By grade five, I had been in remission four years. Cancer was far from my mind. I never imagined that our family would experience it again.

Cancer again
It was December 13, 2001. My mother was booked for surgery but I didn’t know why. I came home from school and my dad was waiting for me. He told me that mom had ovarian cancer. I felt like I was in some other reality, like I was in someone else’s body, thinking, “Why us, why my family—again?”

I watched my mother go through everything I did—the chemo, the hair loss and the really bad days. But my mom was strong and she didn’t give up. I thank her for that. I can’t imagine life without her, my best confidant, my best friend.

New hope in camp
If there’s one good thing to come of being sick it is the Kids Cancer Care Foundation of Alberta (KCCFA). They opened the door to meeting new people. And, if not for KCCFA, I would have never experienced CAMP! I have been going to camp for 12 years as both camper and counsellor.

Now, picture this.

You pack a huge bag of everything—from shorts to a winter jacket. Why? Because mom is worried about you. Then you and your siblings board a bus and head to the most amazing camp in the world! There are trees, fresh air and it’s sunny out. But most of all, there are kids like you! You sleep on bunk beds, stay up all night and talk about cute boys.
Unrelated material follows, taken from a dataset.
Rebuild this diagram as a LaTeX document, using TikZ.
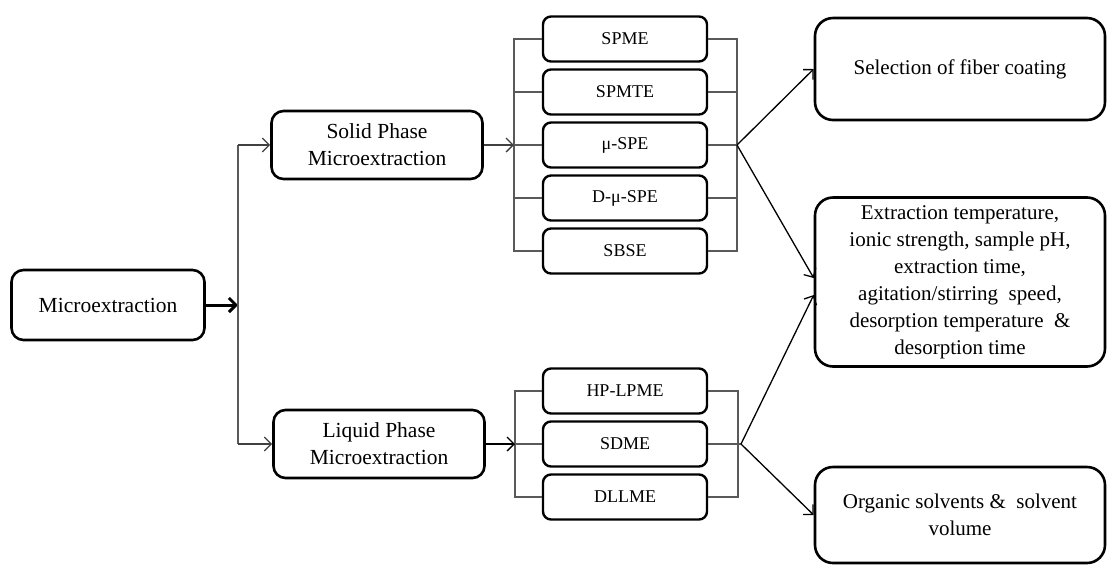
\documentclass[tikz,border=0pt]{standalone}
\usepackage{fontspec}
\setmainfont{Liberation Serif}
\usetikzlibrary{arrows.meta,positioning,calc}
\tikzset{
  mainbox/.style={draw,line width=2.6pt,rounded corners=12pt,minimum width=211pt,
    minimum height=68pt,align=center,font=\fontsize{21.5}{27}\selectfont},
  method/.style={draw,line width=2.4pt,rounded corners=8pt,minimum width=164pt,
    minimum height=45pt,font=\fontsize{18}{22}\selectfont},
  factor/.style={draw,line width=2.6pt,rounded corners=18pt,minimum width=290pt,
    align=center,font=\fontsize{21}{27}\selectfont},
  bus/.style={line width=1.4pt,black!65},
  arrow/.style={-{Straight Barb[length=7pt,width=14pt]},line width=1.3pt}
}

\begin{document}
\begin{tikzpicture}[
  x=1pt,y=-1pt,
  node distance=5.6pt
]
\useasboundingbox (0,0) rectangle (1108,566);

% main branches
\node[mainbox,minimum width=193pt,minimum height=70pt] (micro) at (108,305) {Microextraction};
\node[mainbox] (spm) at (377,145) {Solid Phase\\Microextraction};
\node[mainbox] (lpm) at (379,444) {Liquid Phase\\Microextraction};

% solid phase techniques
\node[method] (spme) at (625,39) {SPME};
\node[method,below=of spme] (spmte) {SPMTE};
\node[method,below=of spmte] (muspe) {μ-SPE};
\node[method,below=of muspe] (dmuspe) {D-μ-SPE};
\node[method,below=of dmuspe] (sbse) {SBSE};

% liquid phase techniques
\node[method] (hplpme) at (625,391) {HP-LPME};
\node[method,below=of hplpme] (sdme) {SDME};
\node[method,below=of sdme] (dllme) {DLLME};

% parameters
\node[factor,minimum height=102pt] (fiber) at (960,69) {Selection of fiber coating};
\node[factor,minimum height=169pt] (cond) at (960,282) {Extraction temperature,\\ionic strength, sample pH,\\extraction time,\\agitation/stirring~ speed,\\desorption temperature~ \&\\desorption time};
\node[factor,minimum height=96pt] (solv) at (960,515) {Organic solvents \&~ solvent\\volume};

\coordinate (split) at (238,305);
\coordinate (sbus) at (514,145);
\coordinate (sbusr) at (737,145);
\coordinate (lbus) at (515,444);
\coordinate (lbusr) at (738,444);

% split
\draw[arrow,line width=3pt] (micro.east) -- (micro.east -| split);
\draw[bus] (spm.west -| split) -- (lpm.west -| split);
\draw[arrow,black!75] (spm.west -| split) -- (spm.west);
\draw[arrow,black!75] (lpm.west -| split) -- (lpm.west);

% solid phase buses
\draw[bus] (spme.west) -| (sbus |- sbse.west) -- (sbse.west);
\draw[bus] (spme.east) -| (sbusr |- sbse.east) -- (sbse.east);
\foreach \n in {spmte,muspe,dmuspe}{
  \draw[bus] (\n.west) -- (\n.west -| sbus);
  \draw[bus] (\n.east) -- (\n.east -| sbusr);
}
\draw[arrow,black!75] (spm.east) -- (sbus);

% liquid phase buses
\draw[bus] (hplpme.west) -| (lbus |- dllme.west) -- (dllme.west);
\draw[bus] (hplpme.east) -| (lbusr |- dllme.east) -- (dllme.east);
\draw[bus] (sdme.west) -- (lbus);
\draw[bus] (sdme.east) -- ($(lbusr)+(3,0)$) coordinate (lfork);
\draw[arrow] (lpm.east) -- (lbus);

% to parameters
\draw[arrow] (sbusr) -- (fiber.west);
\draw[arrow] (sbusr) -- ($(cond.west)+(0,-4)$);
\draw[arrow] (lfork) -- ($(cond.west)+(0,13)$);
\draw[arrow] (lfork) -- (solv.west);
\end{tikzpicture}
\end{document}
And in the morning, you sit with your team for breakfast. When you’re full, you head out for the day and take part in incredible activities—rafting, climbing, high ropes, puddle-jumping, archery, arts and crafts and swimming. After that long day, you go to bed, wake up and do it all over again the next day. When the end of the week comes, you’ve made a bunch of new friends and had the best time of your life. Hands down. And, for an entire week, you forgot you ever had cancer.

Pretty sweet, hey?

Camp is the one place where we are equal. No one judges you because you’re the girl who’s bald or because you have a slight limp due to surgery or because you’re missing a leg. Camp is a magical place. It’s a place you have to experience yourself to really understand.
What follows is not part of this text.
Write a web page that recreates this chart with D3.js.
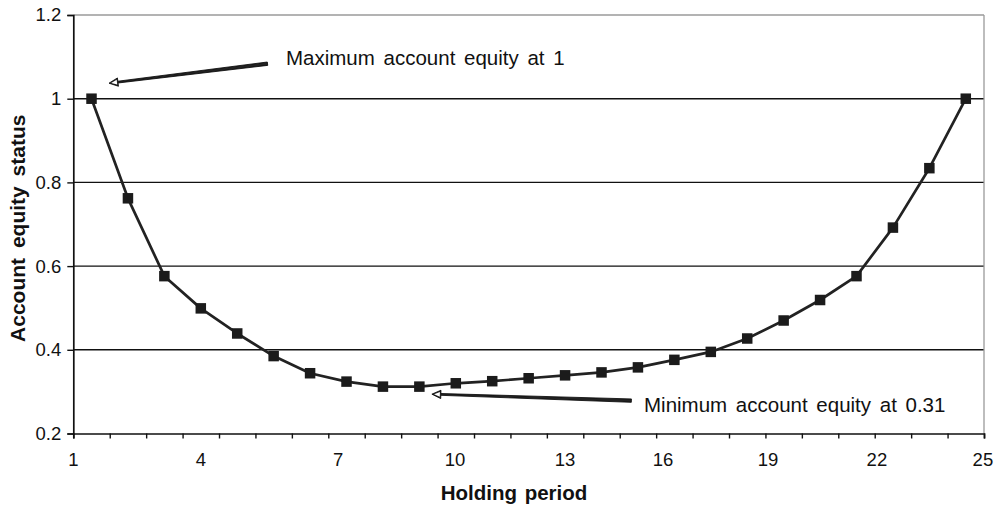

Camp is where I met my best friend, Danielle. She and I met during our second summer at camp. After attending Camp SunSeeker, which is a ten-day backpacking trip through the mountains, Danielle and I decided to work at camp the following summer. That was last summer, the best summer ever. Eight weeks of camp. It doesn’t get much better.

Lessons Learned
The most important thing I have taken from my cancer experience is realizing how much we take our lives for granted. We need to take a step back and enjoy the simple pleasures of life. Really…who chooses cancer? It could choose you tomorrow. You could wake up with a lump, or you could find out that the kid next door has cancer, or worse, your own child. In Alberta every year, more than one hundred children are diagnosed with this disease and thousands more are living with its after effects. Cancer kills more children than any other disease. Two out of every 10 children who are diagnosed with cancer loose the battle.

My oncologist, Dr. Coppes, told my parents: “Taylor has a 60 per cent chance of beating leukemia but there is really no 60 per cent, its either 100 or 0—you either make it or you don’t.” And that’s the reality of childhood cancer. I was one of the lucky ones.

Turning bad days into good days
If you asked me when I was six what I wanted to be when I grew up, I would have given you the same answer as now: a pediatric oncology nurse. Nurses were some of my best friends when I was in the hospital. They could make a day go from really bad to really good just by sitting and reading a book when tucking you into bed. I love working with kids and I want to have a meaningful impact on their lives—especially when they are going through something as rough as cancer. That’s my hope for the future—to turn bad days into good days for children with cancer.

Taylor was a KCCFA ambassador in 2007. The above story is taken from the speech she gave at fundraising events around the province that year.